TASK DESCRIPTION
Nothing in the data should change when you return it, but leave the pictures out.

Start of INFORMATION SHOWN

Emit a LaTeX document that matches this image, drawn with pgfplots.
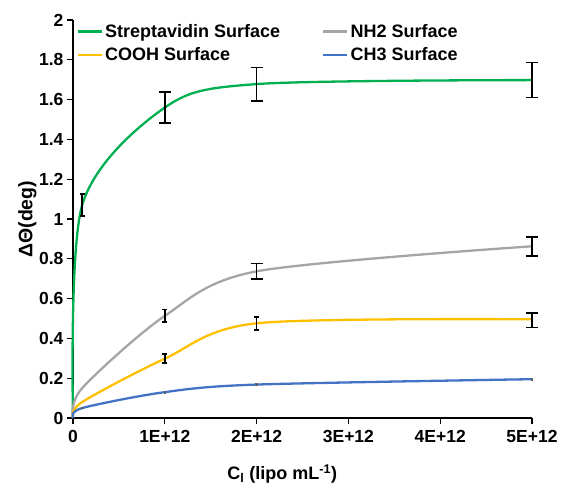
\documentclass[border=0pt]{standalone}
\usepackage{pgfplots}
\pgfplotsset{compat=1.18}
\usepackage{fontspec}
\setmainfont{Liberation Sans}
\definecolor{cgreen}{HTML}{00B050}
\definecolor{cgrey}{HTML}{A5A5A5}
\definecolor{cyellow}{HTML}{FFC000}
\definecolor{cblue}{HTML}{4472C4}
\newcommand{\tickfont}{\bfseries\fontsize{17.5}{19}\selectfont}
\newcommand{\legfont}{\bfseries\fontsize{18}{20}\selectfont}
\begin{document}
\begin{tikzpicture}
\begin{axis}[
  at={(0,0)}, anchor=south west,
  scale only axis, width=459pt, height=398pt,
  xmin=0, xmax=5e12, ymin=0, ymax=2,
  clip=false,
  axis lines*=left,
  axis line style={black, line width=1.2pt},
  scaled x ticks=false,
  xtick={0,1e12,2e12,3e12,4e12,5e12},
  xticklabels={0,1E+12,2E+12,3E+12,4E+12,5E+12},
  ytick={0,0.2,0.4,0.6,0.8,1,1.2,1.4,1.6,1.8,2},
  yticklabel style={/pgf/number format/assume math mode=true},
  xticklabel style={yshift=-3pt},
  tick label style={font=\tickfont},
  tick align=outside,
  major tick length=6pt,
  tick style={black, line width=1.2pt},
  ylabel={ΔΘ(deg)},
  xlabel={C\textsubscript{l} (lipo mL\textsuperscript{-1})},
  xlabel style={font=\bfseries\fontsize{18}{20}\selectfont, at={(axis description cs:0.456,0)}, anchor=north, yshift=-43pt},
  ylabel style={font=\bfseries\fontsize{19.5}{21}\selectfont, at={(axis description cs:0,0.5)}, anchor=south, yshift=33pt},
  legend columns=2,
  legend style={draw=none, fill=none, font=\legfont,
    at={(axis description cs:0.008,0.995)}, anchor=north west,
    /tikz/every even column/.append style={column sep=40pt},
    row sep=5pt, inner sep=0pt},
  legend cell align=left,
  legend image code/.code={\draw[#1, line width=2.3pt] (0pt,0pt) -- (24pt,0pt);},
]
\addplot[cgreen, line width=2.3pt, smooth] coordinates {(0,0) (1e11,1.07) (1e12,1.56) (2e12,1.678) (5e12,1.698)};
\addlegendentry{Streptavidin Surface}
\addplot[cgrey, line width=2.3pt, smooth] coordinates {(0,0) (1e11,0.15) (1e12,0.513) (2e12,0.737) (5e12,0.863)};
\addlegendentry{NH2 Surface}
\addplot[cyellow, line width=2.3pt, smooth] coordinates {(0,0) (1e11,0.08) (1e12,0.298) (2e12,0.476) (5e12,0.496)};
\addlegendentry{COOH Surface}
\addplot[cblue, line width=2.3pt, smooth] coordinates {(0,0) (1e11,0.05) (1e12,0.13) (2e12,0.168) (5e12,0.195)};
\addlegendentry{CH3 Surface}
% error bars, wide caps
\addplot[forget plot, only marks, mark=*, mark size=0.01pt, mark options={draw=none, fill=none},
  error bars/.cd, y dir=both, y explicit,
  error bar style={black, line width=1.6pt},
  error mark options={draw=black, line width=1.6pt, mark size=6pt, rotate=90}]
  coordinates {(1e12,1.56) +- (0,0.079) (2e12,1.678) +- (0,0.084) (5e12,1.698) +- (0,0.088)
  (2e12,0.737) +- (0,0.04) (5e12,0.863) +- (0,0.048) (5e12,0.492) +- (0,0.037)};
% error bars, narrow caps
\addplot[forget plot, only marks, mark=*, mark size=0.01pt, mark options={draw=none, fill=none},
  error bars/.cd, y dir=both, y explicit,
  error bar style={black, line width=1.6pt},
  error mark options={draw=black, line width=1.6pt, mark size=2.5pt, rotate=90}]
  coordinates {(1e11,1.07) +- (0,0.055) (1e12,0.513) +- (0,0.032) (1e12,0.298) +- (0,0.023)
  (2e12,0.476) +- (0,0.033)};
% error bars, tiny
\addplot[forget plot, only marks, mark=*, mark size=0.01pt, mark options={draw=none, fill=none},
  error bars/.cd, y dir=both, y explicit,
  error bar style={black!60, line width=0.8pt},
  error mark options={draw=black!60, line width=0.8pt, mark size=1.2pt, rotate=90}]
  coordinates {(1e11,0.05) +- (0,0.004) (1e12,0.13) +- (0,0.004) (2e12,0.168) +- (0,0.004) (5e12,0.195) +- (0,0.004)};
\end{axis}
\pgfresetboundingbox
\path[use as bounding box] (-73pt,-68pt) rectangle (488pt,418pt);
\end{tikzpicture}
\end{document}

End of INFORMATION SHOWN

EXERCISE OUTPUT
Emit a LaTeX document that matches this image, drawn with pgfplots.
\documentclass[border=0pt]{standalone}
\usepackage{pgfplots}
\pgfplotsset{compat=1.18}
\usepackage{fontspec}
\setmainfont{Liberation Sans}
\definecolor{cgreen}{HTML}{00B050}
\definecolor{cgrey}{HTML}{A5A5A5}
\definecolor{cyellow}{HTML}{FFC000}
\definecolor{cblue}{HTML}{4472C4}
\newcommand{\tickfont}{\bfseries\fontsize{17.5}{19}\selectfont}
\newcommand{\legfont}{\bfseries\fontsize{18}{20}\selectfont}
\begin{document}
\begin{tikzpicture}
\begin{axis}[
  at={(0,0)}, anchor=south west,
  scale only axis, width=459pt, height=398pt,
  xmin=0, xmax=5e12, ymin=0, ymax=2,
  clip=false,
  axis lines*=left,
  axis line style={black, line width=1.2pt},
  scaled x ticks=false,
  xtick={0,1e12,2e12,3e12,4e12,5e12},
  xticklabels={0,1E+12,2E+12,3E+12,4E+12,5E+12},
  ytick={0,0.2,0.4,0.6,0.8,1,1.2,1.4,1.6,1.8,2},
  yticklabel style={/pgf/number format/assume math mode=true},
  xticklabel style={yshift=-3pt},
  tick label style={font=\tickfont},
  tick align=outside,
  major tick length=6pt,
  tick style={black, line width=1.2pt},
  ylabel={ΔΘ(deg)},
  xlabel={C\textsubscript{l} (lipo mL\textsuperscript{-1})},
  xlabel style={font=\bfseries\fontsize{18}{20}\selectfont, at={(axis description cs:0.456,0)}, anchor=north, yshift=-43pt},
  ylabel style={font=\bfseries\fontsize{19.5}{21}\selectfont, at={(axis description cs:0,0.5)}, anchor=south, yshift=33pt},
  legend columns=2,
  legend style={draw=none, fill=none, font=\legfont,
    at={(axis description cs:0.008,0.995)}, anchor=north west,
    /tikz/every even column/.append style={column sep=40pt},
    row sep=5pt, inner sep=0pt},
  legend cell align=left,
  legend image code/.code={\draw[#1, line width=2.3pt] (0pt,0pt) -- (24pt,0pt);},
]
\addplot[cgreen, line width=2.3pt, smooth] coordinates {(0,0) (1e11,1.07) (1e12,1.56) (2e12,1.678) (5e12,1.698)};
\addlegendentry{Streptavidin Surface}
\addplot[cgrey, line width=2.3pt, smooth] coordinates {(0,0) (1e11,0.15) (1e12,0.513) (2e12,0.737) (5e12,0.863)};
\addlegendentry{NH2 Surface}
\addplot[cyellow, line width=2.3pt, smooth] coordinates {(0,0) (1e11,0.08) (1e12,0.298) (2e12,0.476) (5e12,0.496)};
\addlegendentry{COOH Surface}
\addplot[cblue, line width=2.3pt, smooth] coordinates {(0,0) (1e11,0.05) (1e12,0.13) (2e12,0.168) (5e12,0.195)};
\addlegendentry{CH3 Surface}
% error bars, wide caps
\addplot[forget plot, only marks, mark=*, mark size=0.01pt, mark options={draw=none, fill=none},
  error bars/.cd, y dir=both, y explicit,
  error bar style={black, line width=1.6pt},
  error mark options={draw=black, line width=1.6pt, mark size=6pt, rotate=90}]
  coordinates {(1e12,1.56) +- (0,0.079) (2e12,1.678) +- (0,0.084) (5e12,1.698) +- (0,0.088)
  (2e12,0.737) +- (0,0.04) (5e12,0.863) +- (0,0.048) (5e12,0.492) +- (0,0.037)};
% error bars, narrow caps
\addplot[forget plot, only marks, mark=*, mark size=0.01pt, mark options={draw=none, fill=none},
  error bars/.cd, y dir=both, y explicit,
  error bar style={black, line width=1.6pt},
  error mark options={draw=black, line width=1.6pt, mark size=2.5pt, rotate=90}]
  coordinates {(1e11,1.07) +- (0,0.055) (1e12,0.513) +- (0,0.032) (1e12,0.298) +- (0,0.023)
  (2e12,0.476) +- (0,0.033)};
% error bars, tiny
\addplot[forget plot, only marks, mark=*, mark size=0.01pt, mark options={draw=none, fill=none},
  error bars/.cd, y dir=both, y explicit,
  error bar style={black!60, line width=0.8pt},
  error mark options={draw=black!60, line width=0.8pt, mark size=1.2pt, rotate=90}]
  coordinates {(1e11,0.05) +- (0,0.004) (1e12,0.13) +- (0,0.004) (2e12,0.168) +- (0,0.004) (5e12,0.195) +- (0,0.004)};
\end{axis}
\pgfresetboundingbox
\path[use as bounding box] (-73pt,-68pt) rectangle (488pt,418pt);
\end{tikzpicture}
\end{document}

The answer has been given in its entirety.